Twitter Will Not Remove Child Pornography Because It Does Not “Violate Policies”
Photo By Joshua Hoehne via Unsplash
Twitter is being sued by a minor and his mother after refusing to delete widely viewed pornographic images and videos of a teenage sex trafficking victim. Twitter’s reasoning for refusing to take the graphic content down was that an investigation “didn’t find a violation” of the company’s “policies.”
The lawsuit, Doe v Twitter, was filed on Jan. 26 in the Northern District of California. The lawsuit alleges that Twitter made profit off of the explicit videos, among other complaints. The videos in question were viewed on the social media platform over 160,000 times.
The teen, identified as “John Doe” in court records, was only 13 years old when the videos were taken. Doe said he was manipulated into sending the nude videos and pictures over Snapchat, to who he believed was a 16 year old classmate.
After sending the original content, the lawsuit alleges “the correspondence changed to blackmail.” Doe said the perpetrators demanded additional materials, and if he didn’t comply they would send the content they had with his “parents, coach, pastor, and others in his community.”
Eventually, Doe blocked the traffickers on Snapchat and cut off contact with them.
In 2019, the nude videos and images of John Doe surfaced on Twitter. At least two accounts that were known for posting child sexual abuse material, posted a “compilation video” that included content extorted from Doe.
The videos were reported at least three times during the month they were posted, starting on Dec. 25, 2019, but Twitter did not take the content off of their site.

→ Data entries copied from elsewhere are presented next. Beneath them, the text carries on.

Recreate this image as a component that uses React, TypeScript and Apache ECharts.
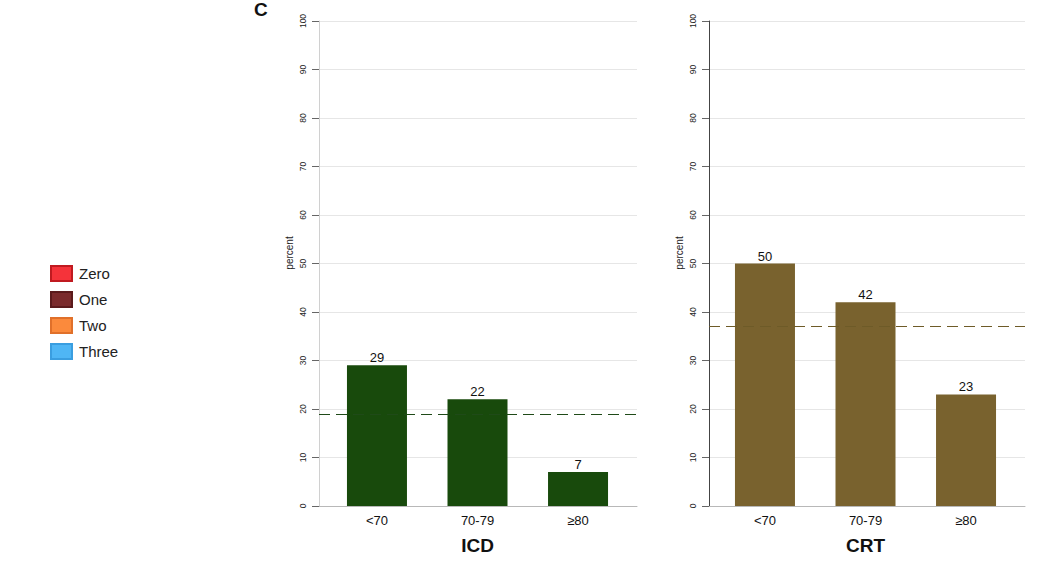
import React, { useEffect, useRef } from "react";
import * as echarts from "echarts";

const categories = ["<70", "70-79", "≥80"];
const icdValues = [29, 22, 7];
const crtValues = [50, 42, 23];
const icdOverall = 19;
const crtOverall = 37;
const legendNames = ["Zero", "One", "Two", "Three"];
const legendColors = ["#f5333a", "#7a2a2c", "#fb8a3c", "#4fb6f5"];
const legendBorders = ["#c01a20", "#5a1a1c", "#e0702a", "#3a9ee0"];

const FONT = "Liberation Sans, Arial, sans-serif";

export default function App() {
  const ref = useRef<HTMLDivElement>(null);
  useEffect(() => {
    const chart = echarts.init(ref.current!, null, { renderer: "svg" });
    const top = 21;
    const height = 485;
    const frameY = (axisColor: string) => ({
      type: "value",
      min: 0,
      max: 100,
      interval: 10,
      axisLine: { show: true, lineStyle: { color: axisColor, width: 1 } },
      axisTick: { show: true, length: 7, lineStyle: { color: "#666" } },
      axisLabel: { rotate: 90, fontSize: 8.5, color: "#222", margin: 12, fontFamily: FONT },
      splitLine: { show: true, lineStyle: { color: "#e6e6e6", width: 1 } },
    });
    const hiddenY = { type: "value", min: 0, max: 100, show: false };
    const frameX = {
      type: "category",
      data: ["a"],
      axisLine: { show: true, lineStyle: { color: "#b8b8b8" } },
      axisTick: { show: false },
      axisLabel: { show: false },
    };
    const barX = (name: string) => ({
      type: "category",
      data: categories,
      axisLine: { show: false },
      axisTick: { show: false },
      axisLabel: { fontSize: 13, color: "#111", margin: 8, fontFamily: FONT },
      name,
      nameLocation: "middle",
      nameGap: 30,
      nameTextStyle: { fontSize: 19, fontWeight: "bold", color: "#111", fontFamily: FONT },
    });
    const barSeries = (idx: number, data: number[], color: string) => ({
      type: "bar",
      xAxisIndex: idx,
      yAxisIndex: idx,
      data,
      barWidth: 60,
      itemStyle: { color },
      label: { show: true, position: "top", distance: 1, fontSize: 13, color: "#111", fontFamily: FONT },
      silent: true,
    });
    const refLine = (idx: number, value: number, color: string) => ({
      type: "line",
      xAxisIndex: idx,
      yAxisIndex: idx,
      data: [null],
      symbol: "none",
      markLine: {
        silent: true,
        symbol: ["none", "none"],
        label: { show: false },
        lineStyle: { color, type: [11, 6], width: 1.2 },
        data: [{ yAxis: value }],
      },
    });
    chart.setOption({
      animation: false,
      backgroundColor: "#ffffff",
      textStyle: { fontFamily: FONT },
      grid: [
        { left: 319, top, width: 318, height },
        { left: 326.7, top, width: 301.6, height },
        { left: 709, top, width: 316, height },
        { left: 714.7, top, width: 301.6, height },
      ],
      xAxis: [
        { ...frameX, gridIndex: 0 },
        { ...barX("ICD"), gridIndex: 1 },
        { ...frameX, gridIndex: 2 },
        { ...barX("CRT"), gridIndex: 3 },
      ],
      yAxis: [
        { ...frameY("#d0d0d0"), gridIndex: 0 },
        { ...hiddenY, gridIndex: 1 },
        { ...frameY("#444444"), gridIndex: 2 },
        { ...hiddenY, gridIndex: 3 },
      ],
      legend: {
        orient: "vertical",
        left: 45,
        top: 260,
        itemWidth: 21,
        itemHeight: 15,
        itemGap: 9,
        icon: "rect",
        selectedMode: false,
        textStyle: { fontSize: 15, color: "#222", fontFamily: FONT, padding: [0, 0, 0, 2] },
        data: legendNames,
      },
      graphic: [
        {
          type: "text",
          left: 254,
          top: 0,
          style: { text: "C", fontSize: 19, fontWeight: "bold", fill: "#111", fontFamily: FONT },
        },
        {
          type: "text",
          x: 289,
          y: 253,
          rotation: Math.PI / 2,
          style: { text: "percent", fontSize: 10, fill: "#222", fontFamily: FONT, align: "center", verticalAlign: "middle" },
        },
        {
          type: "text",
          x: 679,
          y: 253,
          rotation: Math.PI / 2,
          style: { text: "percent", fontSize: 10, fill: "#222", fontFamily: FONT, align: "center", verticalAlign: "middle" },
        },
      ],
      series: [
        ...legendNames.map((n, i) => ({
          type: "bar",
          name: n,
          xAxisIndex: 0,
          yAxisIndex: 0,
          data: [],
          itemStyle: { color: legendColors[i], borderColor: legendBorders[i], borderWidth: 1 },
        })),
        barSeries(1, icdValues, "#184a0c"),
        barSeries(3, crtValues, "#79622e"),
        refLine(0, icdOverall, "#1f4a18"),
        refLine(2, crtOverall, "#6e5b28"),
      ],
    });
    return () => chart.dispose();
  }, []);
  return <div ref={ref} style={{ position: "fixed", left: 0, top: 0, width: 1038, height: 563 }} />;
}
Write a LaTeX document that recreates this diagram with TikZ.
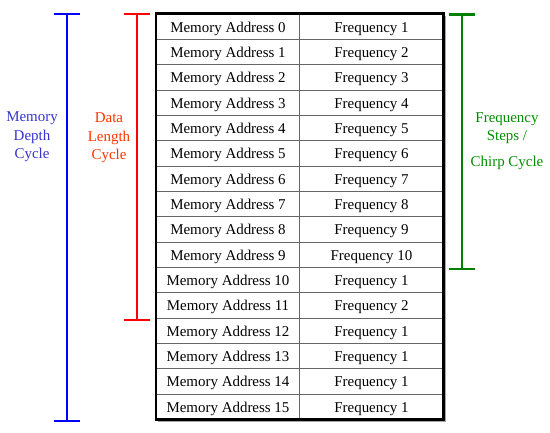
\documentclass[tikz,border=0pt]{standalone}
\usepackage{fontspec}
\setmainfont{Liberation Serif}
\definecolor{depthblue}{RGB}{0,0,255}
\definecolor{depthtext}{RGB}{51,51,204}
\definecolor{lengthred}{RGB}{255,0,0}
\definecolor{lengthtext}{RGB}{255,51,0}
\definecolor{chirpgreen}{RGB}{0,128,0}
\definecolor{chirptext}{RGB}{0,140,0}
\begin{document}
\begin{tikzpicture}[x=1bp, y=-1bp, inner sep=0pt]
		\tikzstyle{every node}=[font=\fontsize{15}{18.5}\selectfont]
		\tikzstyle{cell}=[draw=black!60, line width=0.8bp, minimum width=143.5bp, minimum height=25.33bp, text height=13bp, text depth=2bp]
		\tikzstyle{label}=[align=center]
		\tikzstyle{bracket}=[line width=2.6bp]
			\useasboundingbox (0,0) rectangle (550,433);
			% memory table
			\foreach \i/\f in {0/1,1/2,2/3,3/4,4/5,5/6,6/7,7/8,8/9,9/10,10/1,11/2,12/1,13/1,14/1,15/1} {
				\node[cell] (addr\i) at (228, {26.67+25.33*\i}) {Memory Address \i};
				\node[cell] (freq\i) at (371.5, {26.67+25.33*\i}) {Frequency \f};
			}
			\draw[black!35, line width=1.2bp] ([xshift=2bp, yshift=-2bp]addr0.north west -| freq15.east) -- ([xshift=2bp, yshift=-2bp]freq15.south east) -- ([xshift=2bp, yshift=-2bp]addr15.south west);
			\draw[line width=2.6bp] (addr0.north west) rectangle (freq15.south east);
	
			% cycles
			\draw[bracket, depthblue] (67,14) -- (67,421) (54,14) -- (80,14) (54,421) -- (80,421);
			\node[label, text=depthtext] (depth) at (32,137) {Memory\\Depth\\Cycle};
			\draw[bracket, lengthred] (137,14) -- (137,320) (124,14) -- (150,14) (124,320) -- (150,320);
			\node[label, text=lengthtext] (length) at (109,138) {Data\\Length\\Cycle};
			\draw[bracket, chirpgreen] (462,14.5) -- (462,269) (449,14.5) -- (475,14.5) (449,269) -- (475,269);
			\node[label, text=chirptext] (chirp) at (507,141) {Frequency\\Steps /\\[7bp]Chirp Cycle};
		\end{tikzpicture}
\end{document}
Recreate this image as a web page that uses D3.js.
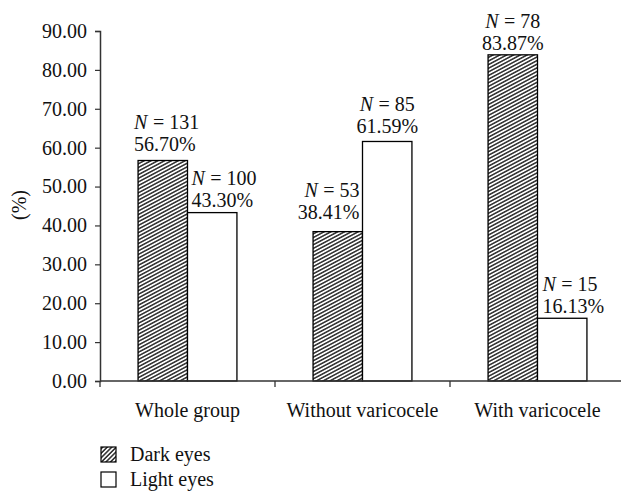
<!DOCTYPE html>
<html>
<head>
<meta charset="utf-8">
<script src="https://cdn.jsdelivr.net/npm/d3@7"></script>
<style>
  body { margin: 0; background: #fff; overflow: hidden; }
  svg { display: block; }
  text { font-family: "Liberation Serif", "DejaVu Serif", serif; fill: #111; }
</style>
</head>
<body>
<div id="chart"></div>
<script>
const categorias = ["Whole group", "Without varicocele", "With varicocele"];
const series = ["Dark eyes", "Light eyes"];
const valoresEscuros = [56.70, 38.41, 83.87];
const valoresClaros = [43.30, 61.59, 16.13];
const nEscuros = [131, 53, 78];
const nClaros = [100, 85, 15];
const yTicks = [0, 10, 20, 30, 40, 50, 60, 70, 80, 90];

const width = 622;
const height = 494;
const margin = { top: 31, right: 1, bottom: 113, left: 100 };
const innerWidth = width - margin.left - margin.right;
const innerHeight = height - margin.top - margin.bottom;
const fontSize = 20;
const fonte = "Liberation Serif";

const svg = d3
  .select("#chart")
  .append("svg")
  .attr("width", width)
  .attr("height", height)
  .attr("font-family", fonte)
  .attr("font-size", fontSize);

// hachura diagonal das barras escuras
const defs = svg.append("defs");
const criaHachura = (id, angulo) => {
  const p = defs
    .append("pattern")
    .attr("id", id)
    .attr("patternUnits", "userSpaceOnUse")
    .attr("width", 3.2)
    .attr("height", 3.2)
    .attr("patternTransform", "rotate(" + angulo + ")");
  p.append("rect").attr("width", 3.2).attr("height", 3.2).attr("fill", "#fff");
  p.append("line")
    .attr("x1", 0).attr("y1", 1.6)
    .attr("x2", 3.2).attr("y2", 1.6)
    .attr("stroke", "#000")
    .attr("stroke-width", 1.25);
};
criaHachura("hatch", -28);
criaHachura("hatch-legend", -45);

// a última faixa termina um pouco fora da janela, como no original
const x0 = d3
  .scaleBand()
  .domain(categorias)
  .range([margin.left, margin.left + 525])
  .padding(0);
const x1 = d3
  .scaleBand()
  .domain(series)
  .range([0, x0.bandwidth()])
  .paddingInner(0)
  .paddingOuter(0.77);
const y = d3
  .scaleLinear()
  .domain([0, 90])
  .range([margin.top + innerHeight, margin.top]);
const base = margin.top + innerHeight;

// eixo y
const yAxis = svg
  .append("g")
  .attr("transform", "translate(" + margin.left + ",0)")
  .call(d3.axisLeft(y).tickValues(yTicks).tickFormat(d3.format(".2f")).tickSize(5).tickPadding(8))
  .attr("font-family", fonte)
  .attr("font-size", fontSize);
yAxis.select(".domain").attr("stroke", "#333").attr("stroke-width", 1.5);
yAxis.selectAll(".tick line").attr("stroke", "#333").attr("stroke-width", 1.2);
yAxis.selectAll(".tick text").attr("fill", "#111");

const barras = [];
categorias.forEach((c, i) => {
  barras.push({ cat: c, serie: series[0], valor: valoresEscuros[i], n: nEscuros[i] });
  barras.push({ cat: c, serie: series[1], valor: valoresClaros[i], n: nClaros[i] });
});

svg
  .append("g")
  .selectAll("rect")
  .data(barras)
  .enter()
  .append("rect")
  .attr("x", (d) => x0(d.cat) + x1(d.serie))
  .attr("y", (d) => y(d.valor))
  .attr("width", x1.bandwidth())
  .attr("height", (d) => base - y(d.valor))
  .attr("fill", (d) => (d.serie === series[0] ? "url(#hatch)" : "#fff"))
  .attr("stroke", "#000")
  .attr("stroke-width", 1.3);

// eixo x (desenhado depois das barras)
const xAxis = svg
  .append("g")
  .attr("transform", "translate(0," + base + ")")
  .call(d3.axisBottom(x0).tickSize(0).tickPadding(22))
  .attr("font-family", fonte)
  .attr("font-size", fontSize);
xAxis
  .select(".domain")
  .attr("d", "M" + margin.left + ",0H" + (margin.left + innerWidth))
  .attr("stroke", "#333")
  .attr("stroke-width", 1.5);
xAxis.selectAll(".tick text").attr("fill", "#111");
xAxis
  .selectAll(".sep")
  .data(categorias)
  .enter()
  .append("line")
  .attr("class", "sep")
  .attr("x1", (d) => x0(d))
  .attr("x2", (d) => x0(d))
  .attr("y1", 0)
  .attr("y2", 6)
  .attr("stroke", "#333")
  .attr("stroke-width", 1.3);

// posição dos rótulos em cada barra (anchor, deslocamento x, deslocamento y)
const posRotulo = [
  ["start", -4, -10],
  ["start", 4, -6],
  ["end", -3, -13],
  ["middle", 0, -8],
  ["middle", 0, -5],
  ["start", 5, -5],
];

const rotuloX = (d, i) => {
  const p = posRotulo[i];
  let bx = x0(d.cat) + x1(d.serie);
  if (p[0] === "middle") bx += x1.bandwidth() / 2;
  if (p[0] === "end") bx += x1.bandwidth();
  return bx + p[1];
};

const rotulos = svg.append("g");

// linha "N = ..." feita com dois textos (N em itálico + resto), medidos para alinhar
barras.forEach((d, i) => {
  const yN = y(d.valor) + posRotulo[i][2] - 22;
  const tN = rotulos.append("text").attr("y", yN).attr("font-style", "italic").text("N");
  const tResto = rotulos.append("text").attr("y", yN).text("= " + d.n);
  const gap = 5.5;
  const wN = tN.node().getComputedTextLength();
  const wResto = tResto.node().getComputedTextLength();
  const total = wN + gap + wResto;
  let x = rotuloX(d, i);
  if (posRotulo[i][0] === "middle") x -= total / 2;
  if (posRotulo[i][0] === "end") x -= total;
  tN.attr("x", x);
  tResto.attr("x", x + wN + gap);
});

rotulos
  .selectAll(".rot-pct")
  .data(barras)
  .enter()
  .append("text")
  .attr("class", "rot-pct")
  .attr("x", rotuloX)
  .attr("y", (d, i) => y(d.valor) + posRotulo[i][2])
  .attr("text-anchor", (d, i) => posRotulo[i][0])
  .text((d) => d3.format(".2f")(d.valor) + "%");

// título do eixo y
svg
  .append("text")
  .attr("transform", "translate(26,205) rotate(-90)")
  .attr("text-anchor", "middle")
  .text("(%)");

// legenda
const legenda = svg
  .append("g")
  .selectAll("g")
  .data(series)
  .enter()
  .append("g");

legenda
  .append("rect")
  .attr("x", 101)
  .attr("y", (d, i) => 447 + i * 25)
  .attr("width", 15)
  .attr("height", 15)
  .attr("fill", (d, i) => (i === 0 ? "url(#hatch-legend)" : "#fff"))
  .attr("stroke", "#000")
  .attr("stroke-width", 1.2);

legenda
  .append("text")
  .attr("x", 130)
  .attr("y", (d, i) => 461 + i * 25)
  .text((d) => d);
</script>
</body>
</html>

Doe became aware of the material on Twitter in Jan. 2020, after it was viewed by a majority of his classmates, leading to “teasing, harassment, vicious bullying.” His classmates’ behavior led him to become suicidal.
Doe’s parents filed police reports and contacted the school, while Doe filed a complaint with Twitter. The social media site requested a copy of his ID to ensure he was the victim in the video, to which he provided.
One Jan. 28, Twitter responded to Doe saying:
“Thanks for reaching out. We’ve reviewed the content, and didn’t find a violation of our policies, so no action will be taken at this time.”
The videos had received over 167,000 views and 2,223 retweets at that point.
Doe responded saying, “What do you mean you don’t see a problem?,” and further explained to the giant tech company that the explicit video of nude minors was posted without permission. He included his case number from a local law enforcement agency, but was allegedly still ignored by Twitter.
Doe’s mother was connected with Homeland Security on Jan. 30, who had successfully removed the video. After the removal, Twitter suspended the two accounts that posted the video. This was also the point that Twitter relayed Doe’s case to National Center Missing and Exploited Children.
The official complaints of the lawsuit include: benefitting from a sextrafficking venture in violation of the Trafficking Victims Protection Act, Violation of duty of report child sexual abuse material, Receipt and distribution of child pornography, and California products liability.